WHAT TO WORK ON
Write the data out again, exactly as given.

========

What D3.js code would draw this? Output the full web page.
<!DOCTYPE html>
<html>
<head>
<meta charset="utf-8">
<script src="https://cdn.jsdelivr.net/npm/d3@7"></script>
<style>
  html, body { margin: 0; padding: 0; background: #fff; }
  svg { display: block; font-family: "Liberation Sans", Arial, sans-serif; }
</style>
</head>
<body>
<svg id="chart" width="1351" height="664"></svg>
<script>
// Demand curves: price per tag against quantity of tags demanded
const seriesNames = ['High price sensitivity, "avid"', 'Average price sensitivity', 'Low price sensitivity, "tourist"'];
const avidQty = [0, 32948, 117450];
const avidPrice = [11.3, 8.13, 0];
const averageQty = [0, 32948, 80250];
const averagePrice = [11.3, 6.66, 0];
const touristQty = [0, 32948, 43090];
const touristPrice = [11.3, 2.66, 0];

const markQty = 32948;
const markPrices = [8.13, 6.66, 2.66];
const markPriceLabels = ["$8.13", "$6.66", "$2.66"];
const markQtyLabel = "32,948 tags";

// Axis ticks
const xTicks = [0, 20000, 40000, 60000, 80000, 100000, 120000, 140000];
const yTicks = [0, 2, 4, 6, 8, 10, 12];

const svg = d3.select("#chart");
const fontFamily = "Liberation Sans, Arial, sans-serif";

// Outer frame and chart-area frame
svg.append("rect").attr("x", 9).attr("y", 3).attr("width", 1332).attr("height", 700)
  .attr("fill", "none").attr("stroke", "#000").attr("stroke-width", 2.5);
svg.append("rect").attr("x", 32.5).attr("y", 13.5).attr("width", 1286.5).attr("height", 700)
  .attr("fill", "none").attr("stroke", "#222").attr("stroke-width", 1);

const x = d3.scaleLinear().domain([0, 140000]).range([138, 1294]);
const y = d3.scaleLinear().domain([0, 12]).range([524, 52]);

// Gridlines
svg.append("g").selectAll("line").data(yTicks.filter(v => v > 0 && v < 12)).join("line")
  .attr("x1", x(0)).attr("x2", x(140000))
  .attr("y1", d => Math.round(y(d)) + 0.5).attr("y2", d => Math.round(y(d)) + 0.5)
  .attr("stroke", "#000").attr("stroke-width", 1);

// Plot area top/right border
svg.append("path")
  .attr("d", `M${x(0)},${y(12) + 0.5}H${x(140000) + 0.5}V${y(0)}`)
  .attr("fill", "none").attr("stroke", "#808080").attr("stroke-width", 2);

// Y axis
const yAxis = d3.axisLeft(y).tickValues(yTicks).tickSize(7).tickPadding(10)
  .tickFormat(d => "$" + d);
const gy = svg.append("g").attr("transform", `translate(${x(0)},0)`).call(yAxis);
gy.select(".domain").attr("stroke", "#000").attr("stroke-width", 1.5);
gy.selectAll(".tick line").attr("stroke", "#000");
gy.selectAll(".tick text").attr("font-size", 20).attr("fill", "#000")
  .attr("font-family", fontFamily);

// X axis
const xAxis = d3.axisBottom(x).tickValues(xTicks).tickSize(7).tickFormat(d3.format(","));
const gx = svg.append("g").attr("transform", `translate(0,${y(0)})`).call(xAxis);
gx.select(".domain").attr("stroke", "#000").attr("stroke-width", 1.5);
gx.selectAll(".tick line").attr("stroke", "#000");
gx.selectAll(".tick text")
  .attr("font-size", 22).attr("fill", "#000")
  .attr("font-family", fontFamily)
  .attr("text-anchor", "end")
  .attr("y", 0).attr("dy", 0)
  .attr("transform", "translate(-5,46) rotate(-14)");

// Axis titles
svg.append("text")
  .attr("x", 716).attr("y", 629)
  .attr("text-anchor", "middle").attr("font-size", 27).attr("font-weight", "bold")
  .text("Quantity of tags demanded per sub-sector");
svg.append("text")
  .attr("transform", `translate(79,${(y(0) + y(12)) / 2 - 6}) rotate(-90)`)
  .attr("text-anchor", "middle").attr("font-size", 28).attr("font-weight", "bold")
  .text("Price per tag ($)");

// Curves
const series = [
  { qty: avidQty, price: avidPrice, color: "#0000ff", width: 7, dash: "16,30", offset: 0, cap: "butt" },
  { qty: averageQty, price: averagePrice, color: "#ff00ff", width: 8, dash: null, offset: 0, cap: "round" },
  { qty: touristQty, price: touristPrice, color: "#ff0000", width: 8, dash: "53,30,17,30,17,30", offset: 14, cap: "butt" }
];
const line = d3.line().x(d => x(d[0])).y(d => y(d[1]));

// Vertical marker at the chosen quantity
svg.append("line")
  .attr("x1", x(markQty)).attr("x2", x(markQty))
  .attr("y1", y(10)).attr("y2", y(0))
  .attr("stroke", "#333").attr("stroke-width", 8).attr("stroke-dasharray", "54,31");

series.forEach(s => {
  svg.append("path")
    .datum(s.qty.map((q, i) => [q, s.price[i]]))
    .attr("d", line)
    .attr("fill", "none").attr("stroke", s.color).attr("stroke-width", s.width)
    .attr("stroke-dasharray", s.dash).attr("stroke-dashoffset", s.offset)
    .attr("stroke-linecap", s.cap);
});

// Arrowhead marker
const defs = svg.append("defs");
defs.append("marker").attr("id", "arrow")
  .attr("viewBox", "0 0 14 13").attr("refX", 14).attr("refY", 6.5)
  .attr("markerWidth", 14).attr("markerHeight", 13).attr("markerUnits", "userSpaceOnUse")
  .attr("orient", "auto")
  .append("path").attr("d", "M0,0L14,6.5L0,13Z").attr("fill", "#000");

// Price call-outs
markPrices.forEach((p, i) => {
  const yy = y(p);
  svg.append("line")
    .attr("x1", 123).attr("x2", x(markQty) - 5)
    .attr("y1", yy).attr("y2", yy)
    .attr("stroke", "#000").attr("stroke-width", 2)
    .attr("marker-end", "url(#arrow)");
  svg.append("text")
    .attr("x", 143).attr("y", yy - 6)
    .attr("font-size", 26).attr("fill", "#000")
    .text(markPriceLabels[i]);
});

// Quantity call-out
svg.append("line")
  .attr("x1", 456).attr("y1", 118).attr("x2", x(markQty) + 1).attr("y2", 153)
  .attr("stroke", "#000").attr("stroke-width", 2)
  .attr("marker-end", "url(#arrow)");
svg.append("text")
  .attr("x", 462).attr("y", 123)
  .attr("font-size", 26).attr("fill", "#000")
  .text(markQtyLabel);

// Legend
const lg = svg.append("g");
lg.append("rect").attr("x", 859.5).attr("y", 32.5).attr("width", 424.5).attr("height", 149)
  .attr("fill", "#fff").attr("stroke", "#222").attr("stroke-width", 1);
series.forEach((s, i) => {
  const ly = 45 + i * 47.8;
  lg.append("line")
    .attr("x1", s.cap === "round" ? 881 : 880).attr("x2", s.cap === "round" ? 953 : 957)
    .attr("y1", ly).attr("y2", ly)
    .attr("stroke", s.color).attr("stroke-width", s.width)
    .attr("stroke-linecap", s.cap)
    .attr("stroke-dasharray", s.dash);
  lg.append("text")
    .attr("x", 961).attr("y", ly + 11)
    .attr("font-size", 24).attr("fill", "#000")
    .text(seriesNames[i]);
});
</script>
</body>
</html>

========

SOLUTION TO THIS PROBLEM
What D3.js code would draw this? Output the full web page.
<!DOCTYPE html>
<html>
<head>
<meta charset="utf-8">
<script src="https://cdn.jsdelivr.net/npm/d3@7"></script>
<style>
  html, body { margin: 0; padding: 0; background: #fff; }
  svg { display: block; font-family: "Liberation Sans", Arial, sans-serif; }
</style>
</head>
<body>
<svg id="chart" width="1351" height="664"></svg>
<script>
// Demand curves: price per tag against quantity of tags demanded
const seriesNames = ['High price sensitivity, "avid"', 'Average price sensitivity', 'Low price sensitivity, "tourist"'];
const avidQty = [0, 32948, 117450];
const avidPrice = [11.3, 8.13, 0];
const averageQty = [0, 32948, 80250];
const averagePrice = [11.3, 6.66, 0];
const touristQty = [0, 32948, 43090];
const touristPrice = [11.3, 2.66, 0];

const markQty = 32948;
const markPrices = [8.13, 6.66, 2.66];
const markPriceLabels = ["$8.13", "$6.66", "$2.66"];
const markQtyLabel = "32,948 tags";

// Axis ticks
const xTicks = [0, 20000, 40000, 60000, 80000, 100000, 120000, 140000];
const yTicks = [0, 2, 4, 6, 8, 10, 12];

const svg = d3.select("#chart");
const fontFamily = "Liberation Sans, Arial, sans-serif";

// Outer frame and chart-area frame
svg.append("rect").attr("x", 9).attr("y", 3).attr("width", 1332).attr("height", 700)
  .attr("fill", "none").attr("stroke", "#000").attr("stroke-width", 2.5);
svg.append("rect").attr("x", 32.5).attr("y", 13.5).attr("width", 1286.5).attr("height", 700)
  .attr("fill", "none").attr("stroke", "#222").attr("stroke-width", 1);

const x = d3.scaleLinear().domain([0, 140000]).range([138, 1294]);
const y = d3.scaleLinear().domain([0, 12]).range([524, 52]);

// Gridlines
svg.append("g").selectAll("line").data(yTicks.filter(v => v > 0 && v < 12)).join("line")
  .attr("x1", x(0)).attr("x2", x(140000))
  .attr("y1", d => Math.round(y(d)) + 0.5).attr("y2", d => Math.round(y(d)) + 0.5)
  .attr("stroke", "#000").attr("stroke-width", 1);

// Plot area top/right border
svg.append("path")
  .attr("d", `M${x(0)},${y(12) + 0.5}H${x(140000) + 0.5}V${y(0)}`)
  .attr("fill", "none").attr("stroke", "#808080").attr("stroke-width", 2);

// Y axis
const yAxis = d3.axisLeft(y).tickValues(yTicks).tickSize(7).tickPadding(10)
  .tickFormat(d => "$" + d);
const gy = svg.append("g").attr("transform", `translate(${x(0)},0)`).call(yAxis);
gy.select(".domain").attr("stroke", "#000").attr("stroke-width", 1.5);
gy.selectAll(".tick line").attr("stroke", "#000");
gy.selectAll(".tick text").attr("font-size", 20).attr("fill", "#000")
  .attr("font-family", fontFamily);

// X axis
const xAxis = d3.axisBottom(x).tickValues(xTicks).tickSize(7).tickFormat(d3.format(","));
const gx = svg.append("g").attr("transform", `translate(0,${y(0)})`).call(xAxis);
gx.select(".domain").attr("stroke", "#000").attr("stroke-width", 1.5);
gx.selectAll(".tick line").attr("stroke", "#000");
gx.selectAll(".tick text")
  .attr("font-size", 22).attr("fill", "#000")
  .attr("font-family", fontFamily)
  .attr("text-anchor", "end")
  .attr("y", 0).attr("dy", 0)
  .attr("transform", "translate(-5,46) rotate(-14)");

// Axis titles
svg.append("text")
  .attr("x", 716).attr("y", 629)
  .attr("text-anchor", "middle").attr("font-size", 27).attr("font-weight", "bold")
  .text("Quantity of tags demanded per sub-sector");
svg.append("text")
  .attr("transform", `translate(79,${(y(0) + y(12)) / 2 - 6}) rotate(-90)`)
  .attr("text-anchor", "middle").attr("font-size", 28).attr("font-weight", "bold")
  .text("Price per tag ($)");

// Curves
const series = [
  { qty: avidQty, price: avidPrice, color: "#0000ff", width: 7, dash: "16,30", offset: 0, cap: "butt" },
  { qty: averageQty, price: averagePrice, color: "#ff00ff", width: 8, dash: null, offset: 0, cap: "round" },
  { qty: touristQty, price: touristPrice, color: "#ff0000", width: 8, dash: "53,30,17,30,17,30", offset: 14, cap: "butt" }
];
const line = d3.line().x(d => x(d[0])).y(d => y(d[1]));

// Vertical marker at the chosen quantity
svg.append("line")
  .attr("x1", x(markQty)).attr("x2", x(markQty))
  .attr("y1", y(10)).attr("y2", y(0))
  .attr("stroke", "#333").attr("stroke-width", 8).attr("stroke-dasharray", "54,31");

series.forEach(s => {
  svg.append("path")
    .datum(s.qty.map((q, i) => [q, s.price[i]]))
    .attr("d", line)
    .attr("fill", "none").attr("stroke", s.color).attr("stroke-width", s.width)
    .attr("stroke-dasharray", s.dash).attr("stroke-dashoffset", s.offset)
    .attr("stroke-linecap", s.cap);
});

// Arrowhead marker
const defs = svg.append("defs");
defs.append("marker").attr("id", "arrow")
  .attr("viewBox", "0 0 14 13").attr("refX", 14).attr("refY", 6.5)
  .attr("markerWidth", 14).attr("markerHeight", 13).attr("markerUnits", "userSpaceOnUse")
  .attr("orient", "auto")
  .append("path").attr("d", "M0,0L14,6.5L0,13Z").attr("fill", "#000");

// Price call-outs
markPrices.forEach((p, i) => {
  const yy = y(p);
  svg.append("line")
    .attr("x1", 123).attr("x2", x(markQty) - 5)
    .attr("y1", yy).attr("y2", yy)
    .attr("stroke", "#000").attr("stroke-width", 2)
    .attr("marker-end", "url(#arrow)");
  svg.append("text")
    .attr("x", 143).attr("y", yy - 6)
    .attr("font-size", 26).attr("fill", "#000")
    .text(markPriceLabels[i]);
});

// Quantity call-out
svg.append("line")
  .attr("x1", 456).attr("y1", 118).attr("x2", x(markQty) + 1).attr("y2", 153)
  .attr("stroke", "#000").attr("stroke-width", 2)
  .attr("marker-end", "url(#arrow)");
svg.append("text")
  .attr("x", 462).attr("y", 123)
  .attr("font-size", 26).attr("fill", "#000")
  .text(markQtyLabel);

// Legend
const lg = svg.append("g");
lg.append("rect").attr("x", 859.5).attr("y", 32.5).attr("width", 424.5).attr("height", 149)
  .attr("fill", "#fff").attr("stroke", "#222").attr("stroke-width", 1);
series.forEach((s, i) => {
  const ly = 45 + i * 47.8;
  lg.append("line")
    .attr("x1", s.cap === "round" ? 881 : 880).attr("x2", s.cap === "round" ? 953 : 957)
    .attr("y1", ly).attr("y2", ly)
    .attr("stroke", s.color).attr("stroke-width", s.width)
    .attr("stroke-linecap", s.cap)
    .attr("stroke-dasharray", s.dash);
  lg.append("text")
    .attr("x", 961).attr("y", ly + 11)
    .attr("font-size", 24).attr("fill", "#000")
    .text(seriesNames[i]);
});
</script>
</body>
</html>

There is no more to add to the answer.